[DATA PROVIDED]
—————
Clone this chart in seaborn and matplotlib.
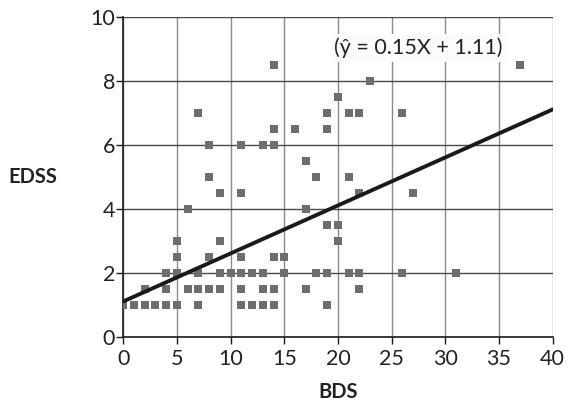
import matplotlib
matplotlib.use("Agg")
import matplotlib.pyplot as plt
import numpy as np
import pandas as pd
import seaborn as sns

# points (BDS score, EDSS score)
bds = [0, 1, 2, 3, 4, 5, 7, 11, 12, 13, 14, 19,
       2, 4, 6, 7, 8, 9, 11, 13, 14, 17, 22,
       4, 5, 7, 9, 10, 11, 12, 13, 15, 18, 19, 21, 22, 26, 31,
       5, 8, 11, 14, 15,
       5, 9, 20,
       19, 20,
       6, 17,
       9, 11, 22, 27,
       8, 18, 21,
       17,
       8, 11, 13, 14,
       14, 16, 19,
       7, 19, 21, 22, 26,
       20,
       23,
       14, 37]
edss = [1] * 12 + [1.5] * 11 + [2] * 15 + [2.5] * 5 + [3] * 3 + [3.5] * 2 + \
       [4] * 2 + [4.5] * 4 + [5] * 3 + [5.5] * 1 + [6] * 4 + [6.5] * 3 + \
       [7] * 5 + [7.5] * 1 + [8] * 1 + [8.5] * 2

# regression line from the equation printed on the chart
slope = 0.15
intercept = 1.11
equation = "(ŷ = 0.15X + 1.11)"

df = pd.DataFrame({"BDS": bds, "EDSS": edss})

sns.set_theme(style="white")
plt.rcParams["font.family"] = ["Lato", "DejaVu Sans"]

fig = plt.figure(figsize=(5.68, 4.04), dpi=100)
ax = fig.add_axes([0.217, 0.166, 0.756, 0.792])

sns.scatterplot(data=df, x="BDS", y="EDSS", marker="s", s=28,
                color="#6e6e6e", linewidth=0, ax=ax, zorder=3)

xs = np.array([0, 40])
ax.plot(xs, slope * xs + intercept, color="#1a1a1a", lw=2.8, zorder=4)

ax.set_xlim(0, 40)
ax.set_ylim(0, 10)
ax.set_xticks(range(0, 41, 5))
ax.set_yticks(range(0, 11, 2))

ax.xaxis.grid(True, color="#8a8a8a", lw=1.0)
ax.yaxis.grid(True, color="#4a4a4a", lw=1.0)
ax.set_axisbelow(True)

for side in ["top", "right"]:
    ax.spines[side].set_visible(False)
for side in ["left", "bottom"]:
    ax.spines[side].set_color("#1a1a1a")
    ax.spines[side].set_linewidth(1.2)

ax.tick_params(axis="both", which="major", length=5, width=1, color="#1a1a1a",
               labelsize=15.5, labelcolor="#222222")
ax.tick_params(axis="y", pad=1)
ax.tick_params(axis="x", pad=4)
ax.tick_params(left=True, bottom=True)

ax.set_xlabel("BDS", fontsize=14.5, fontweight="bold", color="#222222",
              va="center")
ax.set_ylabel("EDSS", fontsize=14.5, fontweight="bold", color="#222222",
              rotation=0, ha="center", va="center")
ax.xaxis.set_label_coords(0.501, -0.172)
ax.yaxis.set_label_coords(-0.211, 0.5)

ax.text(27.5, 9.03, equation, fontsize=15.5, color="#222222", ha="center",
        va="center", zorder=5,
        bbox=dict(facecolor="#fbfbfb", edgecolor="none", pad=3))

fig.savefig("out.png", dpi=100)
—————
[PROBLEM DESCRIPTION]
Reproduce every line exactly and omit all pictures.

[ANSWER TO THE EXERCISE]
Clone this chart in seaborn and matplotlib.
import matplotlib
matplotlib.use("Agg")
import matplotlib.pyplot as plt
import numpy as np
import pandas as pd
import seaborn as sns

# points (BDS score, EDSS score)
bds = [0, 1, 2, 3, 4, 5, 7, 11, 12, 13, 14, 19,
       2, 4, 6, 7, 8, 9, 11, 13, 14, 17, 22,
       4, 5, 7, 9, 10, 11, 12, 13, 15, 18, 19, 21, 22, 26, 31,
       5, 8, 11, 14, 15,
       5, 9, 20,
       19, 20,
       6, 17,
       9, 11, 22, 27,
       8, 18, 21,
       17,
       8, 11, 13, 14,
       14, 16, 19,
       7, 19, 21, 22, 26,
       20,
       23,
       14, 37]
edss = [1] * 12 + [1.5] * 11 + [2] * 15 + [2.5] * 5 + [3] * 3 + [3.5] * 2 + \
       [4] * 2 + [4.5] * 4 + [5] * 3 + [5.5] * 1 + [6] * 4 + [6.5] * 3 + \
       [7] * 5 + [7.5] * 1 + [8] * 1 + [8.5] * 2

# regression line from the equation printed on the chart
slope = 0.15
intercept = 1.11
equation = "(ŷ = 0.15X + 1.11)"

df = pd.DataFrame({"BDS": bds, "EDSS": edss})

sns.set_theme(style="white")
plt.rcParams["font.family"] = ["Lato", "DejaVu Sans"]

fig = plt.figure(figsize=(5.68, 4.04), dpi=100)
ax = fig.add_axes([0.217, 0.166, 0.756, 0.792])

sns.scatterplot(data=df, x="BDS", y="EDSS", marker="s", s=28,
                color="#6e6e6e", linewidth=0, ax=ax, zorder=3)

xs = np.array([0, 40])
ax.plot(xs, slope * xs + intercept, color="#1a1a1a", lw=2.8, zorder=4)

ax.set_xlim(0, 40)
ax.set_ylim(0, 10)
ax.set_xticks(range(0, 41, 5))
ax.set_yticks(range(0, 11, 2))

ax.xaxis.grid(True, color="#8a8a8a", lw=1.0)
ax.yaxis.grid(True, color="#4a4a4a", lw=1.0)
ax.set_axisbelow(True)

for side in ["top", "right"]:
    ax.spines[side].set_visible(False)
for side in ["left", "bottom"]:
    ax.spines[side].set_color("#1a1a1a")
    ax.spines[side].set_linewidth(1.2)

ax.tick_params(axis="both", which="major", length=5, width=1, color="#1a1a1a",
               labelsize=15.5, labelcolor="#222222")
ax.tick_params(axis="y", pad=1)
ax.tick_params(axis="x", pad=4)
ax.tick_params(left=True, bottom=True)

ax.set_xlabel("BDS", fontsize=14.5, fontweight="bold", color="#222222",
              va="center")
ax.set_ylabel("EDSS", fontsize=14.5, fontweight="bold", color="#222222",
              rotation=0, ha="center", va="center")
ax.xaxis.set_label_coords(0.501, -0.172)
ax.yaxis.set_label_coords(-0.211, 0.5)

ax.text(27.5, 9.03, equation, fontsize=15.5, color="#222222", ha="center",
        va="center", zorder=5,
        bbox=dict(facecolor="#fbfbfb", edgecolor="none", pad=3))

fig.savefig("out.png", dpi=100)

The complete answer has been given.